Mary deB. Graves, Yackety Yack yearbook, 1906

Description

Student Mary deB. Graves, writes about her experience as a female student in the Yackety Yack yearbook, 1906. Performed by Gwendolyn Schwinke

Creator

PlayMaker’s Repertory Company in collaboration with the University Archives at Louis Round Wilson Library

Date

2021

Language

English

Identifier

https://exhibits.lib.unc.edu/items/show/7500

Transcription

Mary deB. Graves, writing in the Yackety Yack yearbook, 1906

When I was at a boarding school a man took dinner with a teacher one evening. As he walked through the long dining room between rows of staring girls not a sound could be heard but the creaking of the unhappy man’s shoes. Just as he arrived at the teacher’s table somebody in the far end of the room inquired in a stage whisper, “What’s its name?” This may sound funny to one who has never been the “it;” but a few weeks of lonely co-edism among six or seven hundred of the opposite sex will cure anybody of such an exaggerated sense of humor. You then learn what it is to feel like the sword-swallower or the ossified man in a dime museum.

The first time I went to class was the worst ordeal I had to undergo in running the gauntlet of critical eyes. There seemed to be about a hundred and fifty people in the room, and they all faced the door. There was just one empty row of seats in front of me, and I made for that, looking neither to the right nor to the left. One of the most remarkable things about being a co-ed is the amount of room you take up. You start towards an empty seat on the end of a bench and by the time you get there the whole row is vacant.

Walking through long halls is pretty scary, but marching up walks toward steps filled with loungers is the most nerve-wracking of all our experiences. You always have a creepy feeling that your hat is on crooked or that your hair is coming down. However, all this sensitiveness wears off by degrees.

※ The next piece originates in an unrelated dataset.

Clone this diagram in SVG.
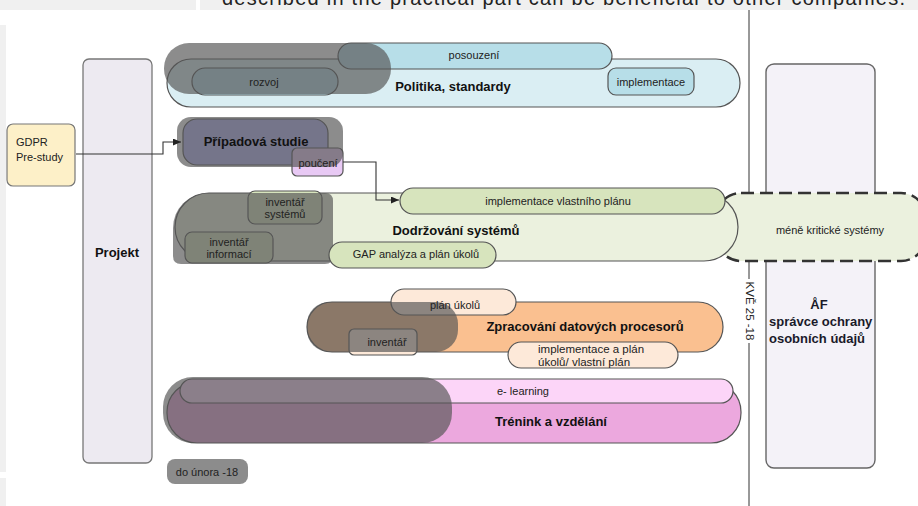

So far the co-ed has had no part in college life. She has been an outsider. But as the saying goes “it may all be different in a hundred years from now.” Perhaps when the questions of woman’s rights has been settled and Miss Somebody is President of the United States there will be a change in things. Then maybe the campus will be filled with petticoats and these will be “the students.” Then the “co-ed” will be the lonely individual who occasionally wends his way towards the Alumni Building. Then the girls will hang over the radiators and watch him go by. And some one will say: “Will you please look at that tie! It would stop a train.” And the “co-ed” will grab his tie nervously and slip into some friendly door. Then the professor will say, “now young ladies,” when she speaks to the class, and she will skip the co-ed's name in the roll because it will be so apparent that he is there, for he will be sitting on the front bench with his eyes glued to the professor. But toward the end of the year he may grow more bold and will look around occasionally; then old time people will say: “I never did approve of co-education. It has such a tendency to make our sons forward.”